Right, so... population came up in another thread and it was suggested we discuss it here - doesn't seem to have happened, but I'll make a start:
So, "over-population" seems to recieve a fair bit of mainstream media attention, and has been the subject of numerous books. The reason for this is, I think, largely because it allows our governments and corporate leaders to say "Oh, it's not our fault, we don't need to change the way capitalism rapes the earth, it's all the fault of ****** [insert name of dark people from far away places here]". If it wasn't for poverty, and a lack of security, healthcare and education, then birthrates wouldn't be as high as they are in certain places (India, for example). By blaming excessive population growth, instead of the social and economic structures that foster it, you shift analysis from the cause to the effect. Which doesn't seem, to me, to be particularly helpful.

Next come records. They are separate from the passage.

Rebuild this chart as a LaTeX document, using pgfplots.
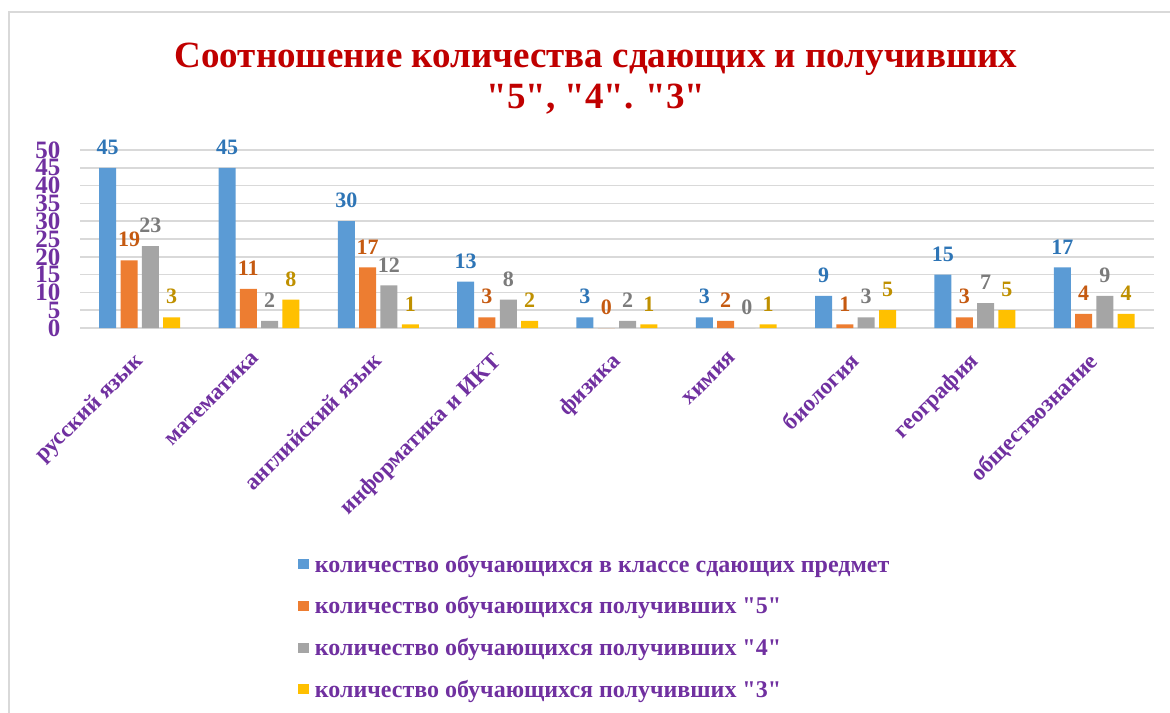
\documentclass[border=0pt]{standalone}
\usepackage{pgfplots}
\pgfplotsset{compat=1.18}
\usepackage{fontspec}
\setmainfont{Liberation Serif}[Ligatures=TeXOff]
\definecolor{cBlue}{HTML}{5B9BD5}
\definecolor{cOrange}{HTML}{ED7D31}
\definecolor{cGray}{HTML}{A5A5A5}
\definecolor{cGold}{HTML}{FFC000}
\definecolor{lBlue}{HTML}{2E75B6}
\definecolor{lOrange}{HTML}{C55A11}
\definecolor{lGray}{HTML}{7B7B7B}
\definecolor{lGold}{HTML}{BF9000}
\definecolor{cPurple}{HTML}{7030A0}
\definecolor{cTitle}{HTML}{C00000}
\definecolor{cGrid}{HTML}{D9D9D9}
\begin{document}
\begin{tikzpicture}
\path[use as bounding box] (0,0) rectangle (1170bp,-713bp);
\draw[cGrid, line width=1.5bp] (9bp,-713bp) -- (9bp,-12bp) -- (1170bp,-12bp);
\node[align=center, font=\fontsize{37bp}{41bp}\selectfont\bfseries, text=cTitle] at (596bp,-79bp)
 {Соотношение количества сдающих и получивших\\"5", "4". "3"};
\begin{axis}[
  at={(80bp,-328bp)}, anchor=south west,
  scale only axis, width=1074bp, height=178bp,
  ybar=4.3bp, bar width=17bp,
  xmin=-0.5, xmax=8.5, ymin=0, ymax=50,
  xtick={0,...,8},
  xticklabels={русский язык, математика, английский язык, информатика и ИКТ, физика, химия, биология, география, обществознание},
  xticklabel style={xshift=-7bp, yshift=-23bp, rotate=45, anchor=north east, inner sep=0pt, font=\fontsize{23bp}{25bp}\selectfont\bfseries, text=cPurple},
  ytick={0,5,...,50},
  yticklabel style={font=\fontsize{25bp}{25bp}\selectfont\bfseries, text=cPurple, xshift=-16bp},
  /pgf/number format/assume math mode=true,
  ymajorgrids, major grid style={cGrid, line width=1.5bp},
  axis line style={draw=none},
  major tick length=0pt,
  nodes near coords,
  every node near coord/.append style={font=\fontsize{22bp}{22bp}\selectfont\bfseries, anchor=south, inner sep=0pt, yshift=13bp},
  legend style={at={(0.2,-1.252)}, anchor=north west, draw=none, fill=none,
    font=\fontsize{24bp}{26bp}\selectfont\bfseries, text=cPurple, row sep=19bp,
    legend cell align=left},
  legend image code/.code={\fill[#1,draw=none] (0bp,-5bp) rectangle (11bp,5bp); \path (15bp,0bp);},
]
\addplot[fill=cBlue, draw=none, every node near coord/.append style={text=lBlue}] coordinates {(0,45) (1,45) (2,30) (3,13) (4,3) (5,3) (6,9) (7,15) (8,17)};
\addplot[fill=cOrange, draw=none, every node near coord/.append style={text=lOrange}] coordinates {(0,19) (1,11) (2,17) (3,3) (4,0) (5,2) (6,1) (7,3) (8,4)};
\addplot[fill=cGray, draw=none, every node near coord/.append style={text=lGray}] coordinates {(0,23) (1,2) (2,12) (3,8) (4,2) (5,0) (6,3) (7,7) (8,9)};
\addplot[fill=cGold, draw=none, every node near coord/.append style={text=lGold}] coordinates {(0,3) (1,8) (2,1) (3,2) (4,1) (5,1) (6,5) (7,5) (8,4)};
\legend{количество обучающихся в классе сдающих предмет, количество обучающихся получивших "5", количество обучающихся получивших "4", количество обучающихся получивших "3"}
\end{axis}
\end{tikzpicture}
\end{document}
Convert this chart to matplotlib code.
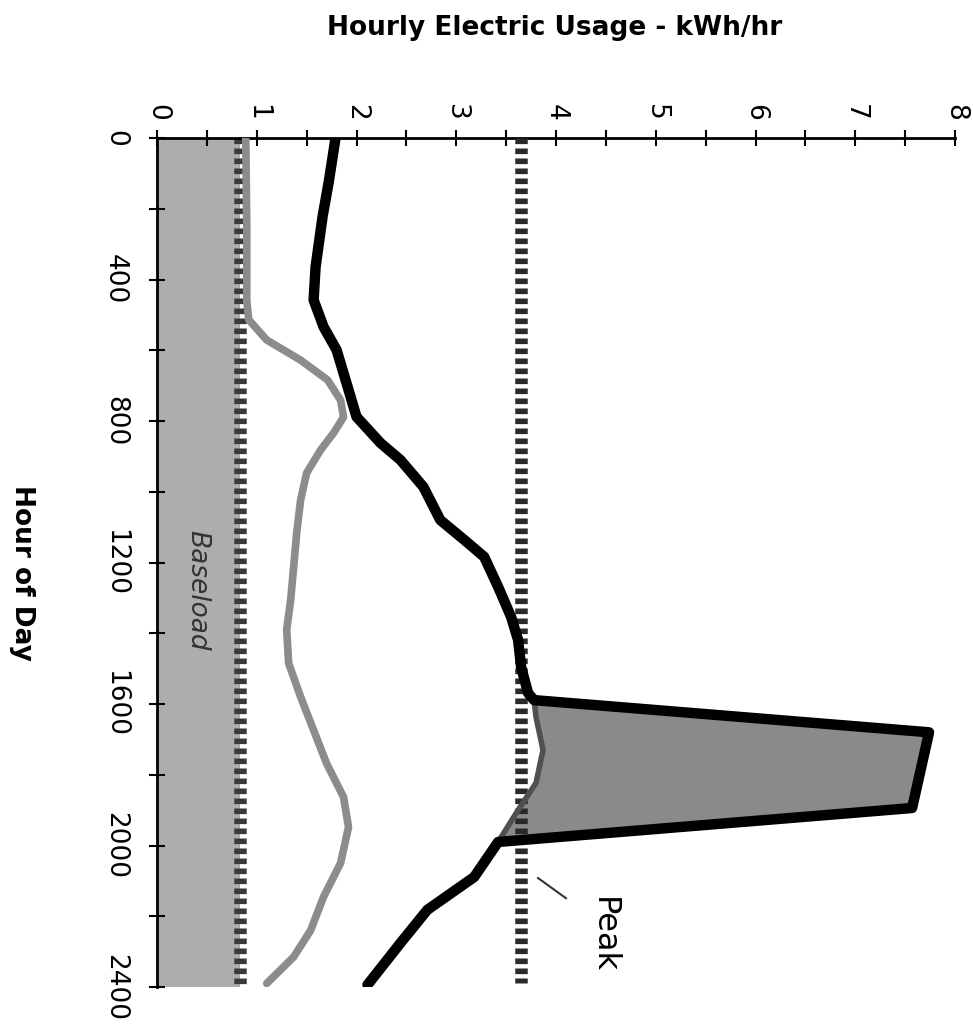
import matplotlib
matplotlib.use('Agg')
import matplotlib.pyplot as plt

# Hour of day vs usage (kWh/hr), chart is drawn rotated: usage across, hours down
total_hours = [0, 127, 222, 364, 458, 534, 599, 693, 788, 862, 910, 986, 1080, 1136, 1184,
               1269, 1354, 1419, 1495, 1569, 1589, 1680, 1894, 1990, 2089, 2182, 2276, 2394]
total_usage = [1.79, 1.72, 1.66, 1.59, 1.57, 1.67, 1.80, 1.90, 2.00, 2.24, 2.44, 2.67, 2.84, 3.08, 3.28,
               3.42, 3.55, 3.62, 3.65, 3.72, 3.78, 7.74, 7.57, 3.42, 3.18, 2.71, 2.44, 2.11]

other_hours = [0, 250, 460, 514, 571, 628, 684, 741, 789, 834, 882, 947, 1023, 1117, 1213,
               1306, 1390, 1485, 1580, 1674, 1768, 1863, 1948, 2050, 2145, 2240, 2315, 2390]
other_usage = [0.89, 0.90, 0.90, 0.92, 1.10, 1.44, 1.71, 1.84, 1.87, 1.77, 1.64, 1.50, 1.44, 1.40, 1.37,
               1.34, 1.30, 1.32, 1.44, 1.57, 1.70, 1.87, 1.92, 1.84, 1.67, 1.54, 1.37, 1.10]

# usage under the peak without the extra load
under_hours = [1589, 1637, 1730, 1823, 1900, 1990]
under_usage = [3.78, 3.80, 3.87, 3.80, 3.62, 3.42]

peak_hours = [1589, 1680, 1894, 1990]
peak_usage = [3.78, 7.74, 7.57, 3.42]

baseload = 0.83
peak_level = 3.65

value_ticks = [0, 1, 2, 3, 4, 5, 6, 7, 8]
hour_ticks = [0, 400, 800, 1200, 1600, 2000, 2400]

fig = plt.figure(figsize=(9.73, 10.3), dpi=100)
W, H = 973, 1030
ax = fig.add_axes([157 / W, 1 - 987 / H, (955 - 157) / W, (987 - 138) / H])

# baseload band
ax.fill_betweenx([0, 2400], 0, baseload, color='#adadad', lw=0, zorder=1)
ax.plot([baseload, baseload], [0, 2400], color='#3a3a3a', lw=9,
        linestyle=(0, (0.45, 0.35)), dash_capstyle='butt', zorder=2)

# peak area
poly_x = peak_usage + under_usage[::-1]
poly_y = peak_hours + under_hours[::-1]
ax.fill(poly_x, poly_y, color='#8a8a8a', lw=0, zorder=2)
ax.plot([peak_level, peak_level], [0, 2390], color='#2a2a2a', lw=9,
        linestyle=(0, (0.45, 0.35)), dash_capstyle='butt', zorder=3)
ax.plot(under_usage, under_hours, color='#505050', lw=4, solid_joinstyle='round',
        solid_capstyle='round', zorder=4)

ax.plot(other_usage, other_hours, color='#8c8c8c', lw=5.5, solid_joinstyle='round',
        solid_capstyle='round', zorder=4)
ax.plot(total_usage, total_hours, color='black', lw=7.5, solid_joinstyle='round',
        solid_capstyle='round', zorder=5)

ax.text(0.40, 1278, 'Baseload', rotation=-90, ha='center', va='center',
        fontsize=19, style='italic', color='#333333', zorder=6)
ax.text(4.47, 2253, 'Peak', rotation=-90, ha='center', va='center', fontsize=23, zorder=6)
ax.plot([3.82, 4.10], [2092, 2149], color='#333333', lw=1.5, zorder=6)

ax.set_xlim(0, 8)
ax.set_ylim(2400, 0)
ax.xaxis.tick_top()
ax.set_xticks(value_ticks)
ax.set_xticks([v + 0.5 for v in value_ticks[:-1]], minor=True)
ax.set_yticks(hour_ticks)
ax.set_yticks([h + 200 for h in hour_ticks[:-1]], minor=True)
ax.set_xticklabels([str(v) for v in value_ticks], rotation=-90, fontsize=19)
ax.set_yticklabels([str(h) for h in hour_ticks], rotation=-90, va='center', fontsize=19)
ax.tick_params(which='both', direction='inout', length=11, width=1.5)
ax.tick_params(axis='x', which='both', pad=7)
ax.tick_params(axis='y', which='both', pad=15.5)

for side in ['right', 'bottom']:
    ax.spines[side].set_visible(False)
for side in ['top', 'left']:
    ax.spines[side].set_linewidth(2)

fig.text(555 / W, 1 - 28 / H, 'Hourly Electric Usage - kWh/hr', ha='center', va='center',
         fontsize=19, fontweight='bold')
fig.text(22 / W, 1 - 573 / H, 'Hour of Day', rotation=-90, ha='center', va='center',
         fontsize=19, fontweight='bold')

fig.savefig('out.png', dpi=100)
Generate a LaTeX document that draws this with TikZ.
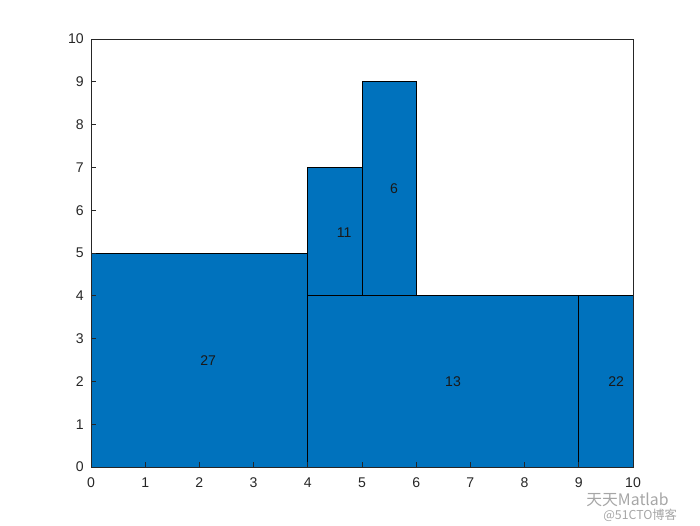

It might be helpful here to look at one of the most famous proponents of the "over-population" phenomenon, Paul Erlich. "The Population Bomb" is not a very good book. Ehrlich engaged in some reckless prophesying based on erroneous neo-Malthusian presumptions. There are numerous available examples. For one, writing in 1968 Ehrlich claimed that "the next nine years will probably tell the story" (p.17) because "the undeveloped world is rapidly running out of food. And famine, of course, could be one way to reach a death-rate solution to the population problem. In fact, the battle to feed humanity is already lost; in the sense that we will not be able to prevent famines in the next decade or so." (p.29) Populations outstripping food supplies on the scale that Ehrlich envisioned never materialized. And Amartya Sen has persuasively shown that historically modern famines are typically due to the inaction of states or inept public policies and not due to food shortages.
Over time Ehrlich's prophesying has grown more careful and more sophisticated, although not less neo-Malthusian and not less apocalyptic. The new measured approach of the Ehrlichs easily falls under the rubric of Amartya Sen's description of the new population prophets: "the new prophets have learned not to attach specific dates to the crises they foresee, and past failures do not seem to have reduced the popular appetite for this creative genre."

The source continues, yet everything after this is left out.